> **Work to do**: Lines containing the string "with" are to be counted; report the total by itself.
☆ ☆ ☆ ☆
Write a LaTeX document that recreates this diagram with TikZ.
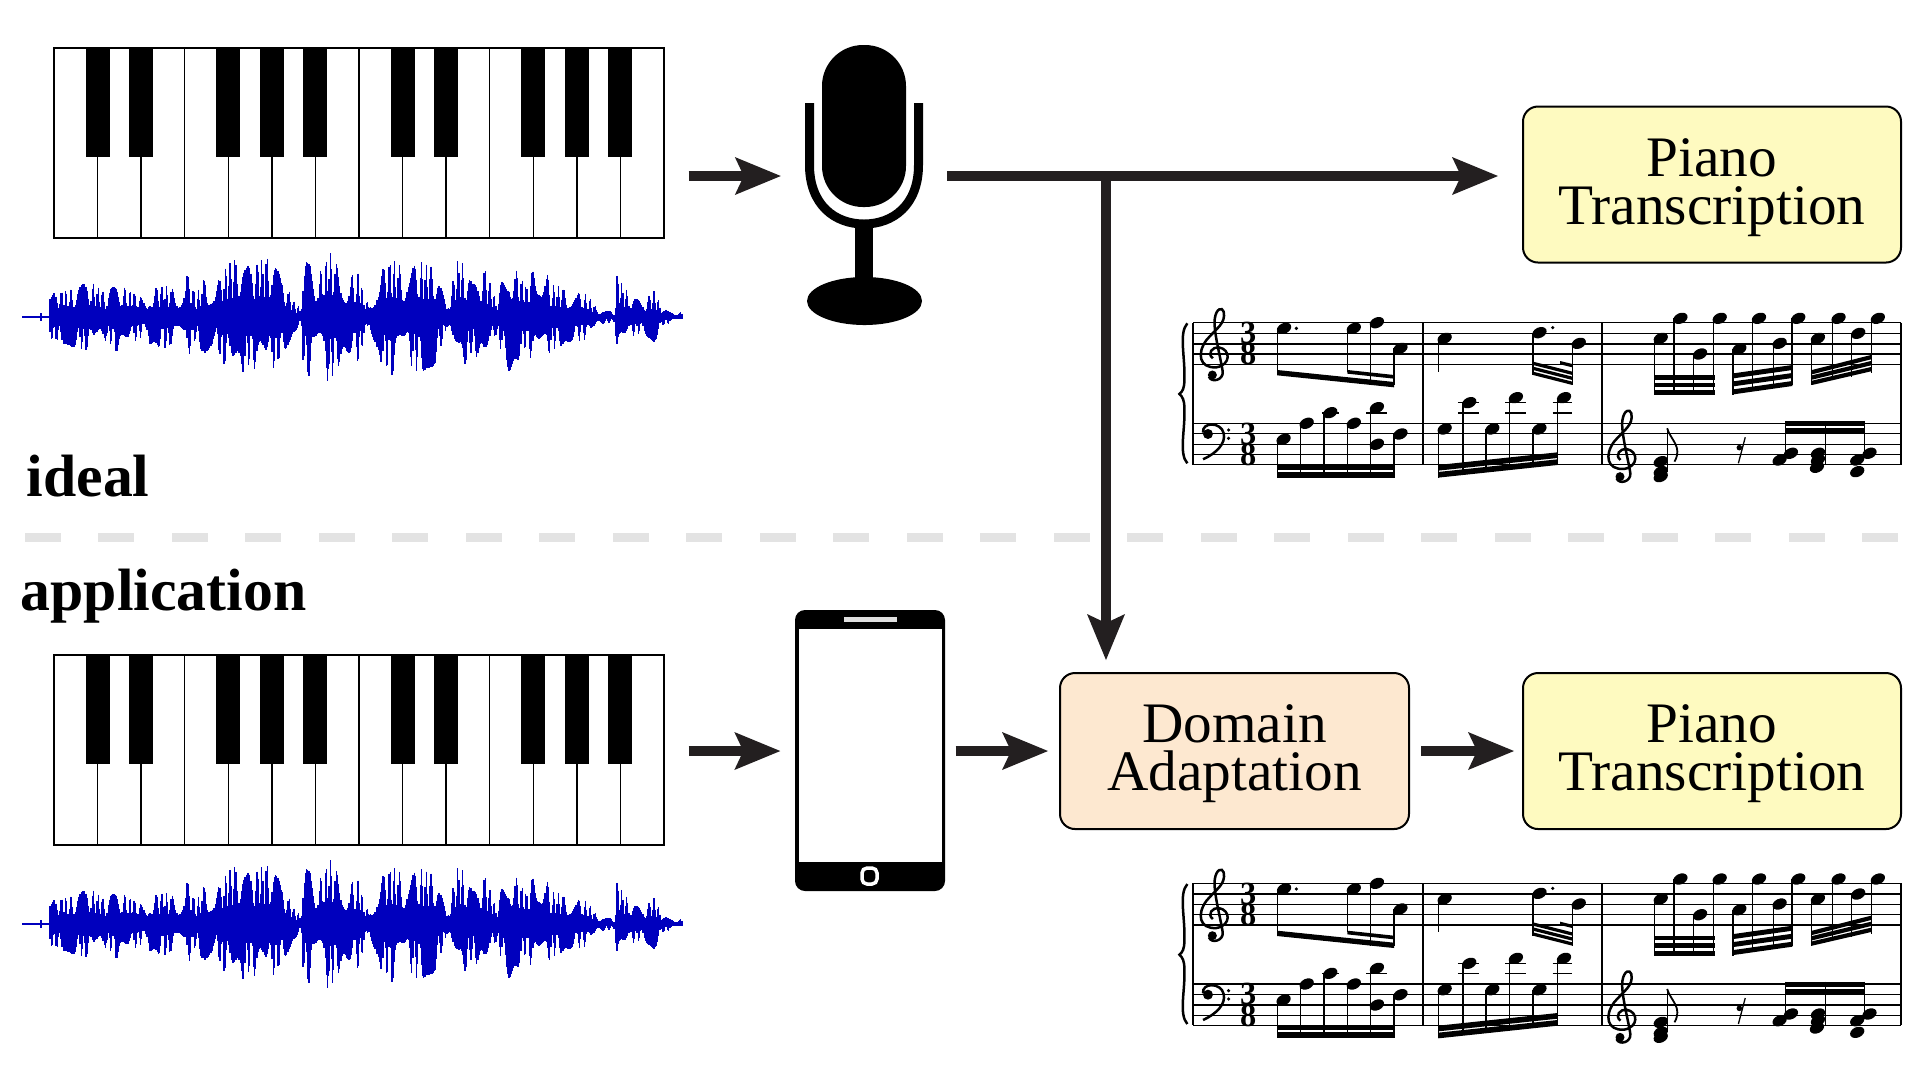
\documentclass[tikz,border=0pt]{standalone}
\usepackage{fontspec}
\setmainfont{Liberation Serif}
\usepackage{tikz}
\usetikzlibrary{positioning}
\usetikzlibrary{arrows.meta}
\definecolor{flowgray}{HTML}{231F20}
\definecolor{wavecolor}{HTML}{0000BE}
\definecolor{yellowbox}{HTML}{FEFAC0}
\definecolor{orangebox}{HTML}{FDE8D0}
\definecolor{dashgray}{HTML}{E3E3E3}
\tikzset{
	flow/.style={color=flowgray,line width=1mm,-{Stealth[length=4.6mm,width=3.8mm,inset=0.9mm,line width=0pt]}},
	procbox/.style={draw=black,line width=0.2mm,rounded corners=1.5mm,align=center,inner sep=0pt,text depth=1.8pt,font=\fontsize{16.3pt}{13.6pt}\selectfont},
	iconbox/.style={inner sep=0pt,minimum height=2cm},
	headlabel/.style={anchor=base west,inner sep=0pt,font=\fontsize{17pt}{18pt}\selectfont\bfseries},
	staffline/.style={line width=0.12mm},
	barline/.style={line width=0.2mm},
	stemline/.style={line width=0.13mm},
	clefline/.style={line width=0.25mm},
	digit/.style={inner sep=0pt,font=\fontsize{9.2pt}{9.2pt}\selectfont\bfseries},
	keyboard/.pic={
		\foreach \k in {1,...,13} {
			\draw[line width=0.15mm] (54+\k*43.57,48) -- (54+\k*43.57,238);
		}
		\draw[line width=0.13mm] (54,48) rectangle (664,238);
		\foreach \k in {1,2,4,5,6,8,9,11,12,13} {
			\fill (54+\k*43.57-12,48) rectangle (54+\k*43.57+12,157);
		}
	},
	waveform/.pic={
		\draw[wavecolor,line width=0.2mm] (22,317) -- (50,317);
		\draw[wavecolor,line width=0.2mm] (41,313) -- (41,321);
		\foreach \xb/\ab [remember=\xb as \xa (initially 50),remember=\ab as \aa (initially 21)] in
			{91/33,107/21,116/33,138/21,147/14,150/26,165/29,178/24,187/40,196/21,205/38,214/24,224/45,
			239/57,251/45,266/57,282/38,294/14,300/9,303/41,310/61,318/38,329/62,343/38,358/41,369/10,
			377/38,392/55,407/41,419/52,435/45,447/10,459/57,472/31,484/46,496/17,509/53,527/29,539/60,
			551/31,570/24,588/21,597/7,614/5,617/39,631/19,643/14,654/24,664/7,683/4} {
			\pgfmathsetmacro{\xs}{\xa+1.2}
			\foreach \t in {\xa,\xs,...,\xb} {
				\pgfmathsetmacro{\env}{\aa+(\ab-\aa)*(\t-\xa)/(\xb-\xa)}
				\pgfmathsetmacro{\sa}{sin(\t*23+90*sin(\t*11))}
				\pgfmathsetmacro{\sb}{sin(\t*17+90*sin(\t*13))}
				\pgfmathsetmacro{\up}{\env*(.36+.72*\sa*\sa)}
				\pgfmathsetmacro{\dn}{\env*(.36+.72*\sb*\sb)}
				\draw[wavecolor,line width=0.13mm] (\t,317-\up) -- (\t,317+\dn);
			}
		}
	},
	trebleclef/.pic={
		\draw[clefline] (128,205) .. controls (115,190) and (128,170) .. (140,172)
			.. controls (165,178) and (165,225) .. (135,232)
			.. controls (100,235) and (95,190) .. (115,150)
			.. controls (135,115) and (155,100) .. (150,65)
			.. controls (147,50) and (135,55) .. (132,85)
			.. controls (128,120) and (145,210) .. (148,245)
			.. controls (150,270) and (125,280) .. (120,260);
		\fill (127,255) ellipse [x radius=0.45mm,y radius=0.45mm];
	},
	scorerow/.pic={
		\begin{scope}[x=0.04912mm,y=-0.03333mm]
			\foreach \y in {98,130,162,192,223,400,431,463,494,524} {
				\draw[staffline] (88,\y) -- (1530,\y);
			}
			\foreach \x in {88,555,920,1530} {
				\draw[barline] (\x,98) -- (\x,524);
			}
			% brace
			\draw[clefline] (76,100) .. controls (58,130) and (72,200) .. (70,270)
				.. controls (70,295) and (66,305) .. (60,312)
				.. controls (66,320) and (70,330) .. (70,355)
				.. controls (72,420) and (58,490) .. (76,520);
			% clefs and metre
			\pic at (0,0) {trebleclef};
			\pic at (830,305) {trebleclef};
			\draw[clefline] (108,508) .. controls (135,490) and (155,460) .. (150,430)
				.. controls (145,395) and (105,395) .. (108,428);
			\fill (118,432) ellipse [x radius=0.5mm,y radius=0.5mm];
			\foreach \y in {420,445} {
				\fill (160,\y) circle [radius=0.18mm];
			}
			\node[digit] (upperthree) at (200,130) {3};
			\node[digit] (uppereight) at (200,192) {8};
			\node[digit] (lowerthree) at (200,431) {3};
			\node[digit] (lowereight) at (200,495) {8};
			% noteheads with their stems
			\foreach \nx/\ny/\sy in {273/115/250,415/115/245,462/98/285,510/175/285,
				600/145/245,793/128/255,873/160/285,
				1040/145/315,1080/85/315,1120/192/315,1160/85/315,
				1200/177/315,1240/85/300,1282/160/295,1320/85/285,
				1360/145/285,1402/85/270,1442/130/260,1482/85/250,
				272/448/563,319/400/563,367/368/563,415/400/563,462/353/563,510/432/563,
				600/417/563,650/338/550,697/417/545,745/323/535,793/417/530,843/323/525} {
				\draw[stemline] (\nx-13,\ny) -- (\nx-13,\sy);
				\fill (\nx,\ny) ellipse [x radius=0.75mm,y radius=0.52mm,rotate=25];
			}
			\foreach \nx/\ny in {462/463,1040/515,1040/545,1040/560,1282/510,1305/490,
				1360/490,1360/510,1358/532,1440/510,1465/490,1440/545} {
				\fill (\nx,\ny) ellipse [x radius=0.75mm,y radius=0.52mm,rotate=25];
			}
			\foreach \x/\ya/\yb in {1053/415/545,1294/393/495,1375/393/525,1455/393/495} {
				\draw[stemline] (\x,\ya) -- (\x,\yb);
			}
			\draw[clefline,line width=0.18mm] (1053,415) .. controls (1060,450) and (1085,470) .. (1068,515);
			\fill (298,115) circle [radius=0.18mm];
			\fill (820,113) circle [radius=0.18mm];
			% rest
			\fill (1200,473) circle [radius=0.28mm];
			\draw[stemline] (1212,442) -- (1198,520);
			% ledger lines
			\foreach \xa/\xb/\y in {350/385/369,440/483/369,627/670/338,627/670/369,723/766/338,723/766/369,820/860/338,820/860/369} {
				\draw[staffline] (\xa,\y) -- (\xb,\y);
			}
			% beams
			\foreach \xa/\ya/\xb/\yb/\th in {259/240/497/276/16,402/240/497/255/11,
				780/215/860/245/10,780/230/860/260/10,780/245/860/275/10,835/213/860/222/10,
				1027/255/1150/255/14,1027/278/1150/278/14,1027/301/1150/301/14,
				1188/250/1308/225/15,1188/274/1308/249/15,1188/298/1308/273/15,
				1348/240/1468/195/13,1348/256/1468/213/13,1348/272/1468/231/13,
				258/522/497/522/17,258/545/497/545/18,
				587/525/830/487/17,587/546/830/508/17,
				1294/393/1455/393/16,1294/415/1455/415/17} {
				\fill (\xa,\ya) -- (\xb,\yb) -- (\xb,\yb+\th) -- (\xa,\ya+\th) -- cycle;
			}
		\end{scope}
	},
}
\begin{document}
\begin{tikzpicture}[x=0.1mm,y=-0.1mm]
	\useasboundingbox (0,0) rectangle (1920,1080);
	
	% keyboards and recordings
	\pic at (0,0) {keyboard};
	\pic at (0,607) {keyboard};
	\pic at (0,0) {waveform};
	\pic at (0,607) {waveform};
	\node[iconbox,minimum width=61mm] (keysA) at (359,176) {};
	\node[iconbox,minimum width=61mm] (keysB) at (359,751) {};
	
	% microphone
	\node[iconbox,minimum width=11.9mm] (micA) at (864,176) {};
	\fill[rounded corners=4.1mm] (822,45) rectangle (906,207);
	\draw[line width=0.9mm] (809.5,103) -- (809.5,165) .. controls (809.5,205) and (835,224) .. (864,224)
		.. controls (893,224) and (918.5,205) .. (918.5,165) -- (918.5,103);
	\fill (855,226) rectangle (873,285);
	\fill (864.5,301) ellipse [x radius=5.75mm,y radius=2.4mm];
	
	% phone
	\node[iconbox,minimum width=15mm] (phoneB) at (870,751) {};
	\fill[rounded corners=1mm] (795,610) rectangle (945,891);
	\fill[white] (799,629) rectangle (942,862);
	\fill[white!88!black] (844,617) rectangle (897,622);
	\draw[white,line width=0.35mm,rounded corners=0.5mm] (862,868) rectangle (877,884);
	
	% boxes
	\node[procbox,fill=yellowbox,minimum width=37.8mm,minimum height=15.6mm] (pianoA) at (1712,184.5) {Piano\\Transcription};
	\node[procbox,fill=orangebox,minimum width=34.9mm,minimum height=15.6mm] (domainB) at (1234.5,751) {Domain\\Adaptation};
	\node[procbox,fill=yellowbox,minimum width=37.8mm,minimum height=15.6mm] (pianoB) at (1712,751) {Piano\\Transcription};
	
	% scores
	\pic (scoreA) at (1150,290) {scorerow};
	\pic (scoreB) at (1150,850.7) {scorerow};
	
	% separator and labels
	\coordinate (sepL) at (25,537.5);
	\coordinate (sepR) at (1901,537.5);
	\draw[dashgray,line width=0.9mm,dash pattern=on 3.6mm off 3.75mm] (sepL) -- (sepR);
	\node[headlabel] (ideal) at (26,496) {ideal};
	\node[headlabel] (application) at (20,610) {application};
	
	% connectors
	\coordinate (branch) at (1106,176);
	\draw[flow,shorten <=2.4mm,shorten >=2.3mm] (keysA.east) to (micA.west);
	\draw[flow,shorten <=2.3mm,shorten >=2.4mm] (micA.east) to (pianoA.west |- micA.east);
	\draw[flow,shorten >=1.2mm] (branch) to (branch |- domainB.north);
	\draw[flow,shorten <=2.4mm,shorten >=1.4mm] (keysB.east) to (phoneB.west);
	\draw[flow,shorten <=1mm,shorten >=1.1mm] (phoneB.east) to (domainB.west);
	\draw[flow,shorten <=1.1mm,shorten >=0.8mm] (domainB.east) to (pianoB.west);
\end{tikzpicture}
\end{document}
☆ ☆ ☆ ☆
> **The reply**: 2